DATA PROVIDED
#####

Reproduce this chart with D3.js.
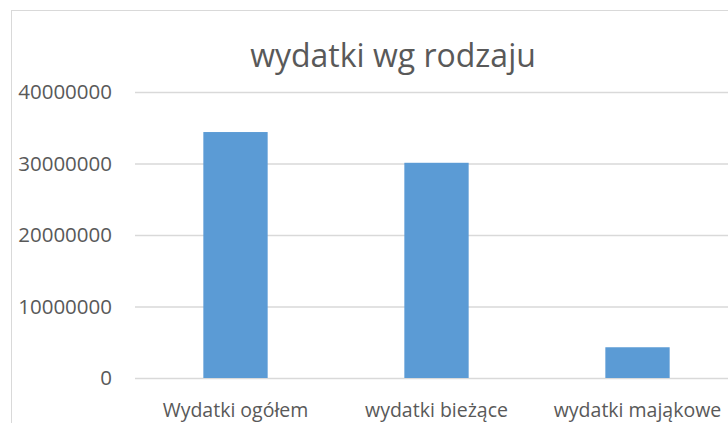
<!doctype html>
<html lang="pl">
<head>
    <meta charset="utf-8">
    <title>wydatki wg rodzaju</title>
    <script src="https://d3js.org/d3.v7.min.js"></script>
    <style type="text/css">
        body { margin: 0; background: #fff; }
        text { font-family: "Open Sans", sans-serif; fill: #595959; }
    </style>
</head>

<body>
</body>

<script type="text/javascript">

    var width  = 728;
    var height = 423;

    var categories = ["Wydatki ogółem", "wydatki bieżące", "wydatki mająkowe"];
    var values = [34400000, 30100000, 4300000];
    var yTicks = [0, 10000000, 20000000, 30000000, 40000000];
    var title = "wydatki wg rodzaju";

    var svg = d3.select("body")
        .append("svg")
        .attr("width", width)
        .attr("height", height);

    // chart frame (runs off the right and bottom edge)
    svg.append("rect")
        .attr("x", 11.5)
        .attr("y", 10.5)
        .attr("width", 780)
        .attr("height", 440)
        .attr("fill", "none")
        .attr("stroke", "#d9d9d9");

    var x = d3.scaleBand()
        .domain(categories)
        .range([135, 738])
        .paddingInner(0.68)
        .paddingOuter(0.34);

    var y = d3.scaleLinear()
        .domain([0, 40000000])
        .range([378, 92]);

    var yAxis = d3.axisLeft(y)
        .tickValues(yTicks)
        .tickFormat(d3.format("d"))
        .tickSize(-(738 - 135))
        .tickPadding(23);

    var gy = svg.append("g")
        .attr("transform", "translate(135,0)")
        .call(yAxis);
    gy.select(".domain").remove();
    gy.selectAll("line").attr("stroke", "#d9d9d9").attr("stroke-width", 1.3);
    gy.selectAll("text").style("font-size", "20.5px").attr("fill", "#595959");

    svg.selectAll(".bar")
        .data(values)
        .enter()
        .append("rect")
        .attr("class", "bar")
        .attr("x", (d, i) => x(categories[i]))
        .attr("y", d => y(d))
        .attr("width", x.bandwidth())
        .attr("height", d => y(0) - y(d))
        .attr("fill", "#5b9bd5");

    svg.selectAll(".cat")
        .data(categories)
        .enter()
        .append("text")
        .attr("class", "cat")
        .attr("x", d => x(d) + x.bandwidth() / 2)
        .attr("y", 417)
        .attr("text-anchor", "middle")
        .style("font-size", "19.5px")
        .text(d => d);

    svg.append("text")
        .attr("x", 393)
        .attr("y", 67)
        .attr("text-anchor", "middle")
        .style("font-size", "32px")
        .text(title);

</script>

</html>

#####

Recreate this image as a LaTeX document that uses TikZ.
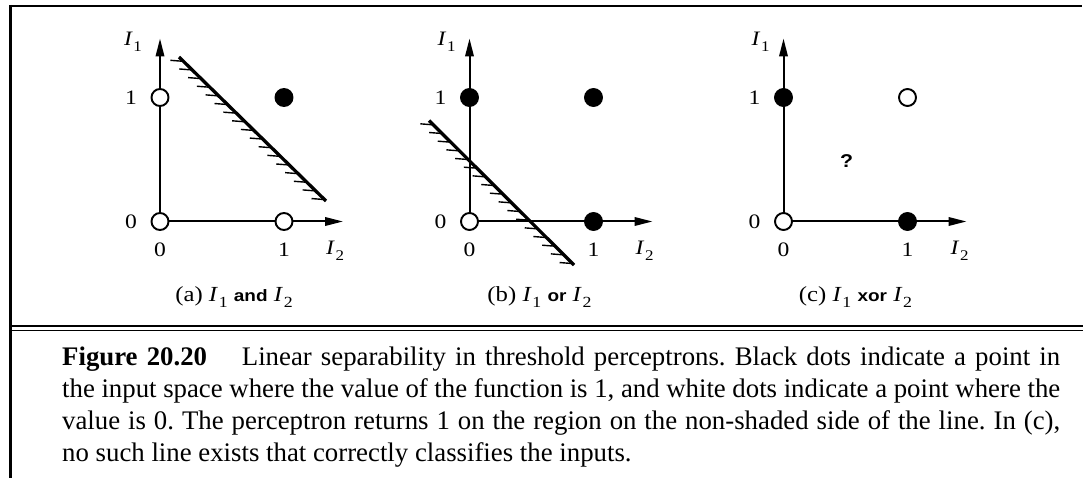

#####

PROBLEM
Give again, exactly as written above, every line from the one holding "Reproduce this chart with D3.js." to the one holding "var height = 423;", with both ends kept and the pictures left out.

RESPONSE
Reproduce this chart with D3.js.
<!doctype html>
<html lang="pl">
<head>
    <meta charset="utf-8">
    <title>wydatki wg rodzaju</title>
    <script src="https://d3js.org/d3.v7.min.js"></script>
    <style type="text/css">
        body { margin: 0; background: #fff; }
        text { font-family: "Open Sans", sans-serif; fill: #595959; }
    </style>
</head>

<body>
</body>

<script type="text/javascript">

    var width  = 728;
    var height = 423;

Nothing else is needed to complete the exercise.